[By the dog days of summer in 2005, gold was getting ready to break out of its $400+ rut in advance of one of the most important developments in recent years for the yellow metal - the nomination of Ben Bernanke as Fed Chairman in the fall. Originally appearing at the old blog on August 17th, 2005, when gold fetched $442 an ounce, this item looked at the inflation data at the time, that is, back when home prices were rising about 15-20 percent per year and gasoline only cost $2.50 per gallon - what some now think of as "the good 'ol days", when energy was still cheap and everyone was getting rich just by owning a house.]
Inflation ticked up a bit yesterday with the Consumer Price Index showing a year-over-year increase of around 3%. Then inflation ticked up again this morning, with the Producer Price Index showing a year-over-year increase around 4%.
These numbers would probably tick up a bit more, probably a lot more, if they more accurately represented what most people experience in their lives. But, we know how that works. None other than Alan Greenspan once lamented that savings is confiscated through inflation.
We prefer to think of inflation as a stealth tax. Really, is there any difference between people sending their money to the government and people keeping their money as it loses its purchasing power as a direct result of government fiscal and monetary policy?
The real trick is to make people think that the money they keep isn’t losing its purchasing power. Or, better yet, a more believable story would be that it is only losing its purchasing power at a rate of two or three percent a year. That trick, the trick of the confiscators, seems to have worked quite well for some time now.
Pay no attention to the budget deficits, soaring debt of all kinds, or the increasing difficulty in making ends meet, and repeat after me, “inflation is benign,” “longer-term inflation expectations remain well contained,” “the breakeven TIP spread shows no inflation impact from oil,” “the current cycle of non-inflationary prosperity can last for many years.”
Here’s yesterday’s Consumer Price Index summary:
(Click to enlarge)
Examining the right-most column we find that total year-over-year inflation clocks in at 3.2%. Despite the 0.5% monthly increase, the inflation beast is apparently still heeding its master.
The sole negative number in the last column we understand – clothing, clothing accessories, and shoes are all going down in price and have been for at least the last 10 years, as we discovered here. These low-cost goods, manufactured overseas, help balance the cost of other, more expensive, goods and services provided by people in this country.
Transportation costs have gone up 6% in the last year, and energy costs have risen 14%. That doesn’t quite explain how $1.80 per gallon gas is now closer to $2.50.
Or that turkey sandwich in the cafeteria that used to cost $2.25 a couple years ago, then last year it was $3.00, and now it’s $4.00 But food costs are only rising at the rate of 2% per year. That $2.25 sandwich should be more like $2.40, not $4.00.

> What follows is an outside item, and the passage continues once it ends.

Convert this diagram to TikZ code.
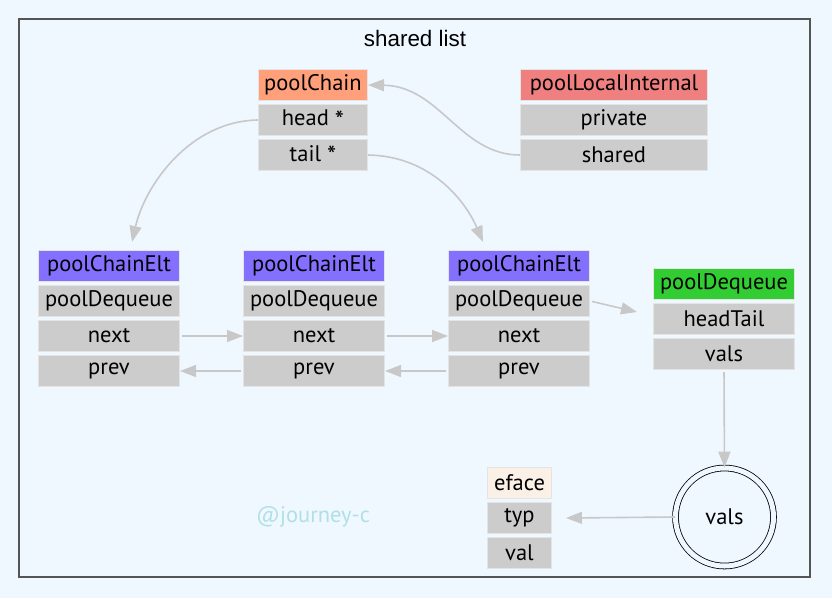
\documentclass[tikz,border=0pt]{standalone}
\usepackage{fontspec}
\setmainfont{PT Sans}
\newfontfamily\titlefont{Liberation Sans}
\usetikzlibrary{arrows.meta,calc}
\definecolor{bg}{HTML}{F0F8FF}
\definecolor{cellgray}{HTML}{CCCCCC}
\definecolor{cellline}{HTML}{E4E4E4}
\definecolor{edgegray}{HTML}{C8C8C8}
\definecolor{salmonhead}{HTML}{FFA07A}
\definecolor{coralhead}{HTML}{F08080}
\definecolor{slatehead}{HTML}{8470FF}
\definecolor{limehead}{HTML}{32CD32}
\definecolor{linenhead}{HTML}{FAF0E6}
\definecolor{framegray}{HTML}{555555}
\definecolor{powder}{HTML}{B0E0E6}
\newcommand{\ptrstar}{\raisebox{-0.35ex}{\fontsize{26}{26}\selectfont *}}
\begin{document}
\begin{tikzpicture}[x=1pt,y=-1pt,
  cell/.style={draw=cellline, line width=1pt, fill=cellgray, minimum height=31pt,
    inner sep=0pt, font=\fontsize{22.5}{24}\selectfont, text=black},
  w110/.style={minimum width=109pt},
  w188/.style={minimum width=187pt},
  w142/.style={minimum width=141pt},
  w65/.style={minimum width=64pt},
  conn/.style={draw=edgegray, line width=1.6pt, -{Triangle[length=16pt,width=12pt]}}
]
\useasboundingbox[fill=bg] (0,0) rectangle (832,598);
\draw[framegray, line width=1.2pt] (19,19) rectangle (810,577);
\node[font=\titlefont\fontsize{22.4}{24}\selectfont] (title) at (415,38) {shared list};

% poolChain
\node[cell,w110,fill=salmonhead] (pch) at (313,85) {poolChain};
\node[cell,w110] (pchead) at (313,120) {head \ptrstar};
\node[cell,w110] (pctail) at (313,155) {tail \ptrstar};

% poolLocalInternal
\node[cell,w188,fill=coralhead] (plh) at (614,85) {poolLocalInternal};
\node[cell,w188] (plpriv) at (614,120) {private};
\node[cell,w188] (plshared) at (614,155) {shared};

% poolChainElt 1
\node[cell,w142,fill=slatehead] (e1h) at (109,266) {poolChainElt};
\node[cell,w142] (e1d) at (109,301) {poolDequeue};
\node[cell,w142] (e1n) at (109,336) {next};
\node[cell,w142] (e1p) at (109,371) {prev};
% poolChainElt 2
\node[cell,w142,fill=slatehead] (e2h) at (314,266) {poolChainElt};
\node[cell,w142] (e2d) at (314,301) {poolDequeue};
\node[cell,w142] (e2n) at (314,336) {next};
\node[cell,w142] (e2p) at (314,371) {prev};
% poolChainElt 3
\node[cell,w142,fill=slatehead] (e3h) at (519,266) {poolChainElt};
\node[cell,w142] (e3d) at (519,301) {poolDequeue};
\node[cell,w142] (e3n) at (519,336) {next};
\node[cell,w142] (e3p) at (519,371) {prev};

% poolDequeue
\node[cell,w142,fill=limehead] (pdh) at (724,284) {poolDequeue};
\node[cell,w142] (pdht) at (724,319) {headTail};
\node[cell,w142] (pdv) at (724,354) {vals};

% eface
\node[cell,w65,fill=linenhead] (efh) at (519.5,483) {eface};
\node[cell,w65] (efty) at (519.5,518) {typ};
\node[cell,w65] (efval) at (519.5,553) {val};

% vals circle
\node[circle, draw=black, line width=0.8pt, double=bg, double distance=5pt,
      minimum size=98pt, inner sep=0pt, font=\fontsize{22.5}{24}\selectfont] (vc) at (724.5,517) {vals};

% watermark
\node[text=powder, font=\fontsize{22.5}{24}\selectfont] (wm) at (313,517) {@journey-c};

% connectors
\draw[conn] (plshared.west) .. controls (460,155) and (440,86) .. (pch.east);
\draw[conn] (pchead.west) .. controls (190,121) and (145,185) .. ($(e1h.north)+(23,-8)$);
\draw[conn] (pctail.east) .. controls (430,156) and (465,200) .. ($(e3h.north)+(-36,-8)$);
\draw[conn, shorten <=2pt] (e1n.east) -- (e2n.west);
\draw[conn, shorten <=2pt] (e2n.east) -- (e3n.west);
\draw[conn, shorten <=2pt] (e2p.west) -- (e1p.east);
\draw[conn, shorten <=2pt] (e3p.west) -- (e2p.east);
\draw[conn, shorten <=2pt] (e3d.east) -- ($(pdh.west)+(-16,28)$);
\draw[conn, shorten <=2pt] (pdv.south) -- (vc.north);
\draw[conn] (vc.west) -- ($(efty.east)+(14,0)$);
\end{tikzpicture}
\end{document}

And, housing is up only 3%, not 15% like you read in the papers. Does anyone else think that maybe if housing prices begin to decline and rents go up, that there will be a great realization that the housing component of the CPI needs to be re-jiggered to more accurately reflect housing ownership costs for the two-thirds of the population that own homes, rather than using “equivalent rent,” which has been relatively flat in recent years?
Someday we will dig into this data some more, but until that time we don’t believe what we are told – it doesn’t jive with our own experience in the world, and if oil keeps doing what it’s doing, at some point people will awake from their slumber and realize that their savings is being confiscated at an alarming rate, despite what the government statistics indicate.
In yesterday’s post we forgot to mention Mr. Roach’s passing reference to gold. It went like this:
Today’s nearly 6.5% US current-account deficit underscores America’s unprecedented external vulnerability in the midst of an energy shock. The more income-short American consumers keep on spending to defend their overly-indulgent lifestyles, the larger the US current-account and trade deficits are likely to be — and the greater the possibility of an external funding problem that could result in a weaker dollar and/or wider cross-border spreads for US interest rates.
So far, only the dollar — and possibly gold — seem to be sniffing out this possibility.
We never think of gold as something that is “sniffing” anything. In fact, we are sure, there is no “sniffing” involved at all – gold just sits there, inanimate, waiting.
Waiting for another generation of smart people to rediscover its enduring value.